### [WHAT TO WORK ON]
Copy the data below exactly, omitting any picture it contains.

### [SUPPLIED DATA]

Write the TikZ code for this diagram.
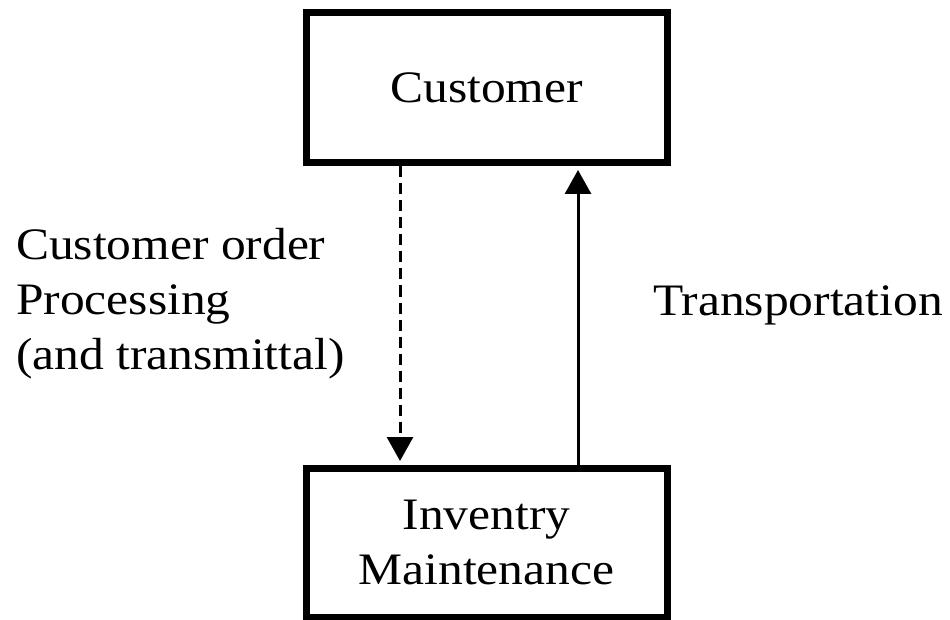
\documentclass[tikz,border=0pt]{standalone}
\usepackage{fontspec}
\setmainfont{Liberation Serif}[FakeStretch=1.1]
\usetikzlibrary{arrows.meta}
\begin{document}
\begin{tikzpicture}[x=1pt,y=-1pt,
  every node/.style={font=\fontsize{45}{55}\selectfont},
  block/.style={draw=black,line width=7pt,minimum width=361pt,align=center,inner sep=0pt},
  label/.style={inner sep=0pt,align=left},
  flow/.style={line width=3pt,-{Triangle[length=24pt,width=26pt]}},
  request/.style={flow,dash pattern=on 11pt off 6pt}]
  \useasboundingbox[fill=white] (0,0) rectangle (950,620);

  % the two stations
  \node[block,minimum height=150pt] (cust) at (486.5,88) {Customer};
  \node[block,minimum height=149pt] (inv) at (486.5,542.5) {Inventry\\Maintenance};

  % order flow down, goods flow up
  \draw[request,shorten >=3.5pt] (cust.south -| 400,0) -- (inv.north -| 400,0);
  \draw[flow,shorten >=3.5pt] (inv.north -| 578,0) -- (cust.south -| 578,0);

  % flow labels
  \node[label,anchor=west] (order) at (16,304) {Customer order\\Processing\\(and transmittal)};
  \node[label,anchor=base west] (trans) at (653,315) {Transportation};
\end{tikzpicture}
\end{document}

### [WRITTEN REPLY]
Write the TikZ code for this diagram.
\documentclass[tikz,border=0pt]{standalone}
\usepackage{fontspec}
\setmainfont{Liberation Serif}[FakeStretch=1.1]
\usetikzlibrary{arrows.meta}
\begin{document}
\begin{tikzpicture}[x=1pt,y=-1pt,
  every node/.style={font=\fontsize{45}{55}\selectfont},
  block/.style={draw=black,line width=7pt,minimum width=361pt,align=center,inner sep=0pt},
  label/.style={inner sep=0pt,align=left},
  flow/.style={line width=3pt,-{Triangle[length=24pt,width=26pt]}},
  request/.style={flow,dash pattern=on 11pt off 6pt}]
  \useasboundingbox[fill=white] (0,0) rectangle (950,620);

  % the two stations
  \node[block,minimum height=150pt] (cust) at (486.5,88) {Customer};
  \node[block,minimum height=149pt] (inv) at (486.5,542.5) {Inventry\\Maintenance};

  % order flow down, goods flow up
  \draw[request,shorten >=3.5pt] (cust.south -| 400,0) -- (inv.north -| 400,0);
  \draw[flow,shorten >=3.5pt] (inv.north -| 578,0) -- (cust.south -| 578,0);

  % flow labels
  \node[label,anchor=west] (order) at (16,304) {Customer order\\Processing\\(and transmittal)};
  \node[label,anchor=base west] (trans) at (653,315) {Transportation};
\end{tikzpicture}
\end{document}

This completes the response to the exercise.